This morning, we brought all of the concrete parts for the UNS that we kept at Luis’ house over the weekend back to the Estanzuela town center, the place where we had been working on it before. Juan and I finished attaching most of the metal parts to the peanut sheller, but we couldn’t complete it because we are missing the 4 large washers to attach the handle, and the metering plates were still at the machine shop to be replicated. However, we were able to make the wooden supports at the local carpenter shop 1 block away, and we plan to have the entire machine completed for aflatoxin testing by Wednesday, when we will do the machine-shelled vs. hand-shelled test.
|Junior next to completed UV scanner box on table|
For the UV scanner, we were also able to have a large wooden table made by the same local carpenter. The table is 40 inches high so that the UV scanner box head portals are at eye level for most of the people here, which is slightly shorter than in the USA. We also made a hole in the center for the contaminated nuts to pass through, probably to a bag suspended underneath the table.
While we were waiting for the table to be built, I took some more photos/video of the UV light and how it works. I posted a video passing the UV light over a bucket of assorted nuts, from the same bag that came from Chiquimula. Since inside the UV scanner box is too dark for the video camera to capture, and the lens doesn’t work with the UV protection screen in the way, I made the video with a fair amount of ambient light, in a government office in Estanzuela. However, even in broad daylight, the contrast between aspergillus-infected peanuts and normal peanuts is readily visible, and it is easy to pick out the 2 contaminated nuts from the rest of the peanuts, which are contained in a bowl with about 40 peanuts total.

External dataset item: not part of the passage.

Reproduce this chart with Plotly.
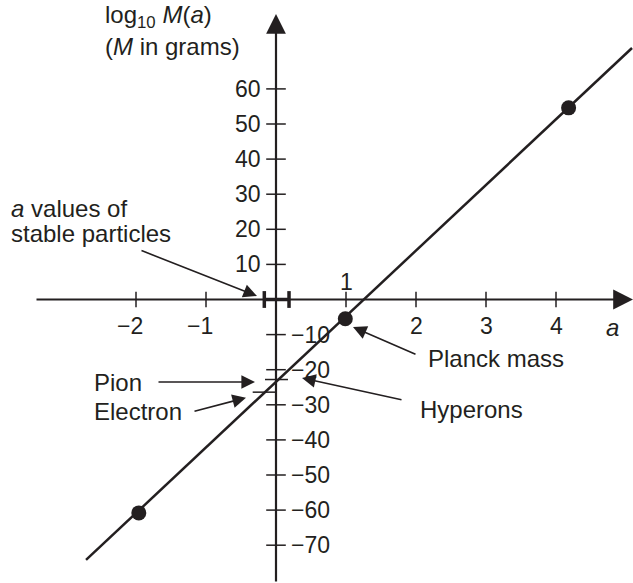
import plotly.graph_objects as go

# --- data -------------------------------------------------------------
# straight line log10 M(a) versus a (end points of the drawn segment)
line_a = [-2.714, 5.086]
line_logM = [-74.2, 71.65]

# highlighted points on the line
dot_a = [-1.96, 0.99, 4.18]
dot_logM = [-60.8, -5.5, 54.6]

# axis ticks
x_ticks = [-2, -1, 1, 2, 3, 4]
x_tick_labels = ["\u22122", "\u22121", "1", "2", "3", "4"]
y_ticks = [60, 50, 40, 30, 20, 10, -10, -20, -30, -40, -50, -60, -70]
y_tick_labels = ["60", "50", "40", "30", "20", "10", "\u221210", "\u221220",
                 "\u221230", "\u221240", "\u221250", "\u221260", "\u221270"]

# range of a for the stable particles (marked on the a axis)
stable_a = [-0.167, 0.186]

# mass levels of particles, short horizontal bars [a_start, a_end, logM]
pion_level = [-0.157, 0.171, -22.8]
electron_level = [-0.333, -0.005, -26.4]

# --- page geometry ----------------------------------------------------
W, H = 633, 583
X0_PX, X_SCALE = 276.0, 70.0      # pixel of a=0, pixels per unit a
Y0_PX, Y_SCALE = 299.5, 3.51      # pixel of logM=0, pixels per unit logM


def A(px):
    return (px - X0_PX) / X_SCALE


def M(py):
    return (Y0_PX - py) / Y_SCALE


INK = "#231f20"
FONT = "Liberation Sans, Arial, Helvetica, sans-serif"
TXT = 24     # note text size
TICK = 23    # tick label size

fig = go.Figure()

# main line
fig.add_trace(go.Scatter(x=line_a, y=line_logM, mode="lines",
                         line=dict(color=INK, width=2.5), hoverinfo="skip"))

# particle mass levels
for lvl in (pion_level, electron_level):
    fig.add_trace(go.Scatter(x=[lvl[0], lvl[1]], y=[lvl[2], lvl[2]], mode="lines",
                             line=dict(color=INK, width=1.5), hoverinfo="skip"))

# tick marks on both axes
fig.add_trace(go.Scatter(x=x_ticks, y=[0] * len(x_ticks), mode="markers",
                         marker=dict(symbol="line-ns", size=11,
                                     line=dict(color=INK, width=1.5)),
                         hoverinfo="skip"))
fig.add_trace(go.Scatter(x=[0] * len(y_ticks), y=y_ticks, mode="markers",
                         marker=dict(symbol="line-ew", size=14,
                                     line=dict(color=INK, width=1.5)),
                         hoverinfo="skip"))

# stable particle range on the a axis
fig.add_trace(go.Scatter(x=stable_a, y=[0, 0], mode="lines+markers",
                         line=dict(color=INK, width=3.5),
                         marker=dict(symbol="line-ns", size=12,
                                     line=dict(color=INK, width=3.5)),
                         hoverinfo="skip"))

# dots
fig.add_trace(go.Scatter(x=dot_a, y=dot_logM, mode="markers",
                         marker=dict(color=INK, size=15), hoverinfo="skip"))

ann = []


def arrow(tail, tip, width=1.6, size=1.7, head=2):
    ann.append(dict(x=A(tip[0]), y=M(tip[1]), ax=A(tail[0]), ay=M(tail[1]),
                    xref="x", yref="y", axref="x", ayref="y", text="",
                    showarrow=True, arrowhead=head, arrowsize=size,
                    arrowwidth=width, arrowcolor=INK, standoff=0))


def label(text, px, py, anchor="left", size=TXT):
    ann.append(dict(x=A(px), y=M(py), xref="x", yref="y", text=text,
                    showarrow=False, xanchor=anchor, yanchor="middle",
                    font=dict(family=FONT, size=size, color=INK)))


# axes with arrow heads
arrow((35, Y0_PX), (633, Y0_PX), width=2.2, size=1.8, head=2)
arrow((X0_PX, 583), (X0_PX, 14), width=2.2, size=1.8, head=2)

# tick labels
for t, s in zip(x_ticks, x_tick_labels):
    if t == 1:
        ann.append(dict(x=t, y=0, xref="x", yref="y", text=s, showarrow=False,
                        yshift=18, font=dict(family=FONT, size=TICK, color=INK)))
    else:
        ann.append(dict(x=t, y=0, xref="x", yref="y", text=s, showarrow=False,
                        yshift=-26, xshift=-6 if t < 0 else 0,
                        font=dict(family=FONT, size=TICK, color=INK)))
for t, s in zip(y_ticks, y_tick_labels):
    ann.append(dict(x=0, y=t, xref="x", yref="y", text=s, showarrow=False,
                    xanchor="right" if t > 0 else "left",
                    xshift=-13 if t > 0 else 13,
                    font=dict(family=FONT, size=TICK, color=INK)))
label("<i>a</i>", 604, 327)

# axis title
label("log<sub>10</sub> <i>M</i>(<i>a</i>)", 103, 16)
label("(<i>M</i> in grams)", 103, 46)

# explanatory notes
label("<i>a</i> values of", 9, 208)
label("stable particles", 9, 233)
arrow((140, 250), (257, 296))

label("Planck mass", 426, 358)
arrow((417, 355), (353, 327))

label("Hyperons", 418, 409)
arrow((403, 400), (302, 378))

label("Pion", 92, 382)
arrow((157, 382), (255, 382))

label("Electron", 92, 411)
arrow((193, 411.7), (246, 397.7))

fig.update_layout(
    width=W, height=H,
    margin=dict(l=0, r=0, t=0, b=0),
    paper_bgcolor="white", plot_bgcolor="white",
    showlegend=False,
    xaxis=dict(visible=False, range=[A(0), A(W)], fixedrange=True),
    yaxis=dict(visible=False, range=[M(H), M(0)], fixedrange=True),
    annotations=ann,
)

fig.write_html("out.html")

|Peanut samples under UV light comparison|
Afterwards, I saw some more farms in the area surrounding Estanzuela with Luis. We visited an expensive green pepper farm that was completely enclosed in plastic netting, to keep insects from eating the vegetables. We also took a pickup truck tour of the city corn fields, which you can see from the photographs are very successful. I was impressed that both the green pepper farm and the city corn fields use drip irrigation, which is good because this method is both more efficient and uses less energy. On our way back to town, we saw a Yuca field, which is a plant native to the area with a large root that is apparently very tasty. Luis mentioned that we can try this before I leave Estanzuela, and I will let you know if we do.
Tomorrow, I am planning to go to Chiquimula again with Juan, to observe more of their peanut production practices, and also to obtain a sample of peanuts from the Petén region in northern Guatemala. Wednesday, we will run most of the aflatoxin tests on the UV scanner and UNS with all of the peanut samples that we collect, and I will prepare more samples for lab testing in Guatemala City.